His unapologetically terse comments came Tuesday after a member of an Arizona Minuteman border-watch movement was arrested over the weekend for pointing a rifle at a Maricopa County sheriff's deputy he apparently mistook for a drug smuggler.
"If they continue this there could be some dead militia out there," Arpaio said.
Richard Malley, 49, was heavily armed with two others dressed in camouflage Saturday night along Interstate 8 near Gila Bend, a known drug-trafficking corridor in the desert about 70 miles southwest of Phoenix, when he confronted the deputy who was on patrol conducting surveillance, authorities said.
According to court records, the deputy and his partner stopped their vehicle, then flashed their headlights and honked their horn, a common practice used by law enforcement to trick drug smugglers into thinking the car is there to transfer their narcotics load and lure them out of hiding.
The deputies then got out, also dressed in camouflage but clearly marked with sheriff's patches on their clothing, and began to track what appeared to be fresh footprints, authorities said.
That's when Malley emerged from the darkness with his rifle raised "yelling commands," according to the probable cause statement.
The deputy, illuminated by Malley's flashlight at this point, identified himself as law enforcement, pointing out the "word sheriff across his chest," and ordered Malley to drop his weapon.
"You aren't taking my weapons," replied Malley, who was armed with a semi-automatic rifle, a .45 caliber handgun and a knife, according to court records.
Another deputy eventually arrived and arrested Malley for aggravated assault. He was released on $10,000 bail and is set for a court appearance on Aug. 26. It wasn't clear if Malley had an attorney, and telephone numbers listed for him were disconnected.

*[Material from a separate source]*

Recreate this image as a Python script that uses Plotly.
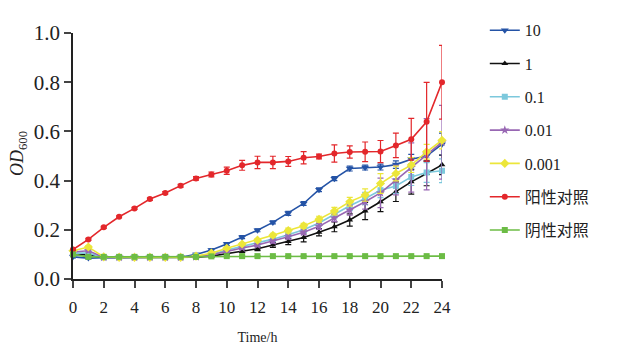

Malley claimed "he had the right to point his rifle at the individual because he had reasonable suspicion to believe a crime was occurring," according to the probable cause statement. He identified himself as a "militia Minuteman."

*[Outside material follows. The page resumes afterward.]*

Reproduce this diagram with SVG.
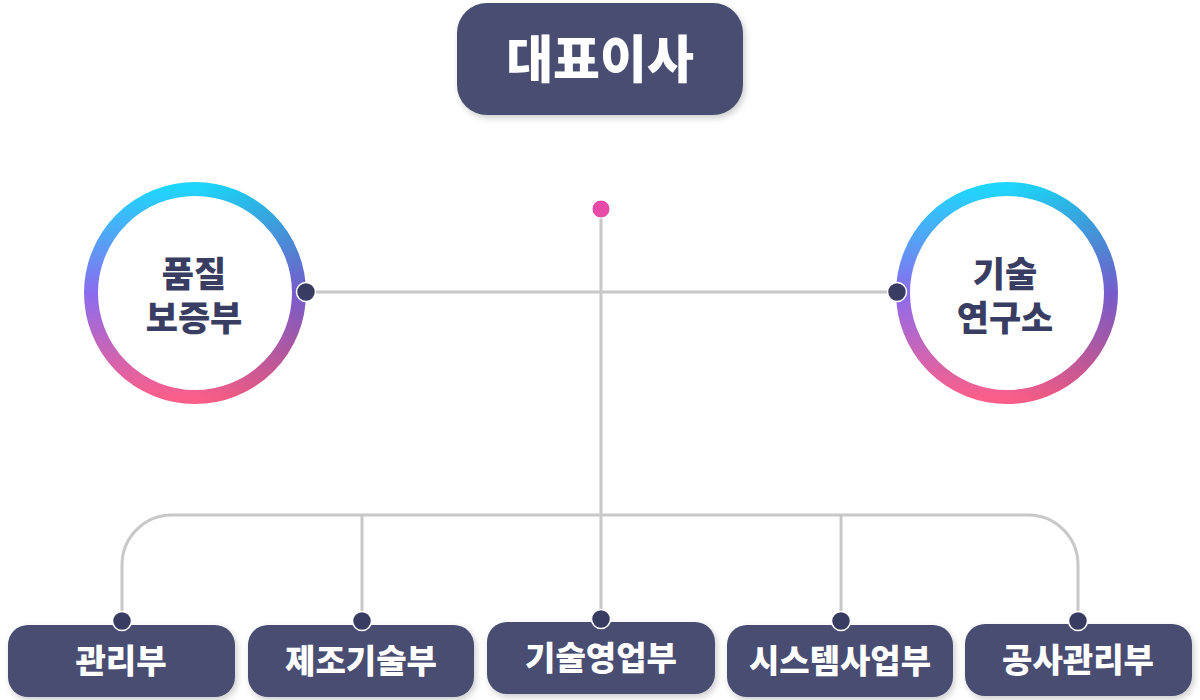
<svg xmlns="http://www.w3.org/2000/svg" width="1200" height="700" viewBox="0 0 1200 700">
<style>
.box{fill:#484d72;}
.wt{fill:#ffffff;font-family:"Noto Sans CJK KR","Noto Sans",sans-serif;font-weight:900;text-anchor:middle;}
.ct{fill:#393d62;font-family:"Liberation Sans","Noto Sans CJK KR",sans-serif;font-weight:900;font-size:35px;text-anchor:middle;}
.ln{fill:none;stroke:#c8c8c8;stroke-width:3;}
.dot{fill:#383c62;stroke:#ffffff;stroke-width:1.5;}
</style>
<defs>
<linearGradient id="ring" x1="0" y1="0" x2="0" y2="1">
<stop offset="0" stop-color="#20d5fc"/>
<stop offset="0.5" stop-color="#8b6cef"/>
<stop offset="1" stop-color="#fa5f8a"/>
</linearGradient>
<linearGradient id="shade" x1="0" y1="0" x2="1" y2="0">
<stop offset="0.5" stop-color="#000" stop-opacity="0"/>
<stop offset="1" stop-color="#000" stop-opacity="0.15"/>
</linearGradient>
<filter id="sh" x="-20%" y="-20%" width="140%" height="150%">
<feDropShadow dx="2" dy="3" stdDeviation="3" flood-color="#000" flood-opacity="0.2"/>
</filter>
</defs>
<g id="connectors">
<line class="ln" x1="306" y1="292" x2="897" y2="292"/>
<line class="ln" x1="601" y1="209" x2="601" y2="619"/>
<path class="ln" d="M122 620 V565 A50 50 0 0 1 172 515 H1028 A50 50 0 0 1 1078 565 V620"/>
<line class="ln" x1="362" y1="515" x2="362" y2="620"/>
<line class="ln" x1="841" y1="515" x2="841" y2="620"/>
</g>
<g id="ceo">
<rect class="box" x="457" y="3" width="286" height="112" rx="30" filter="url(#sh)"/>
<text class="wt" x="600" y="78" font-size="51">대표이사</text>
<circle cx="601" cy="209" r="9" fill="#e94aa7" stroke="#fff" stroke-width="1"/>
</g>
<g id="quality">
<circle cx="195" cy="293" r="104" fill="#fff" stroke="url(#ring)" stroke-width="14"/>
<circle cx="195" cy="293" r="104" fill="none" stroke="url(#shade)" stroke-width="14"/>
<text class="ct"><tspan x="194" y="287">품질</tspan><tspan x="194" y="331">보증부</tspan></text>
<circle class="dot" cx="306" cy="292" r="9.5"/>
</g>
<g id="research">
<circle cx="1007" cy="293" r="104" fill="#fff" stroke="url(#ring)" stroke-width="14"/>
<circle cx="1007" cy="293" r="104" fill="none" stroke="url(#shade)" stroke-width="14"/>
<text class="ct"><tspan x="1005" y="287">기술</tspan><tspan x="1005" y="331">연구소</tspan></text>
<circle class="dot" cx="897" cy="292" r="9.5"/>
</g>
<g id="admin">
<rect class="box" x="8" y="625" width="227" height="72" rx="20" filter="url(#sh)"/>
<text class="wt" x="121" y="673" font-size="33">관리부</text>
<circle class="dot" cx="122" cy="621" r="9.5"/>
</g>
<g id="manufacturing">
<rect class="box" x="248" y="625" width="226" height="72" rx="20" filter="url(#sh)"/>
<text class="wt" x="361" y="673" font-size="33">제조기술부</text>
<circle class="dot" cx="362" cy="621" r="9.5"/>
</g>
<g id="sales">
<rect class="box" x="487" y="622" width="228" height="72" rx="20" filter="url(#sh)"/>
<text class="wt" x="601" y="670" font-size="33">기술영업부</text>
<circle class="dot" cx="601" cy="619" r="9.5"/>
</g>
<g id="system">
<rect class="box" x="727" y="625" width="226" height="72" rx="20" filter="url(#sh)"/>
<text class="wt" x="840" y="673" font-size="33">시스템사업부</text>
<circle class="dot" cx="841" cy="621" r="9.5"/>
</g>
<g id="construction">
<rect class="box" x="965" y="624" width="227" height="72" rx="20" filter="url(#sh)"/>
<text class="wt" x="1078" y="672" font-size="33">공사관리부</text>
<circle class="dot" cx="1078" cy="621" r="9.5"/>
</g>
</svg>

Such Minuteman-type militias of armed civilians patrolling the deserts for illegal border crossers and smugglers grew to prominence in the early 2000s, but the organizations' numbers have since dwindled as they fractured into multiple splinter groups, such as crews like Malley's who were on patrol with just three armed men.
Arpaio, whose county doesn't run along the border but has seen an increase in drug and human trafficking, warned there will be "chaos if you're going to have private citizens dressed just like our deputies taking the law into their own hands."
"I have to commend my deputy for not killing this person, which easily could have happened," Arpaio said. "He's lucky he didn't see 30 rounds fired into him."
U.S. Customs and Border Protection spokesman Andy Adame also expressed concern for the safety of both the militia members and Border Patrol agents.
Adame said the civilian groups could easily trigger remote sensors operated by Border Patrol to detect illegal crossers.
"And we respond to them in a manner where we expect to encounter illegal immigrants or drug traffickers," he said. "We can encounter them (militia members) out in the middle of the desert, which may result in disastrous personal and public safety consequences."
In short, he noted, someone could get shot and killed, either an agent or a civilian.
Glenn Spencer, president of American Border Patrol, a civilian group which operates from a ranch along the Mexican border in southern Arizona, won't condemn the actions of private armed militia organizations, but he also doesn't recommend it.
"It's a free country. They're not violating any law. They're not trespassing," said Spencer, whose group uses technology, including sensors and unmanned aircraft rather than boots on the ground to monitor the border.
"But I wouldn't do it, and I wouldn't encourage anyone to do it," Spencer added. "Going out there is dangerous."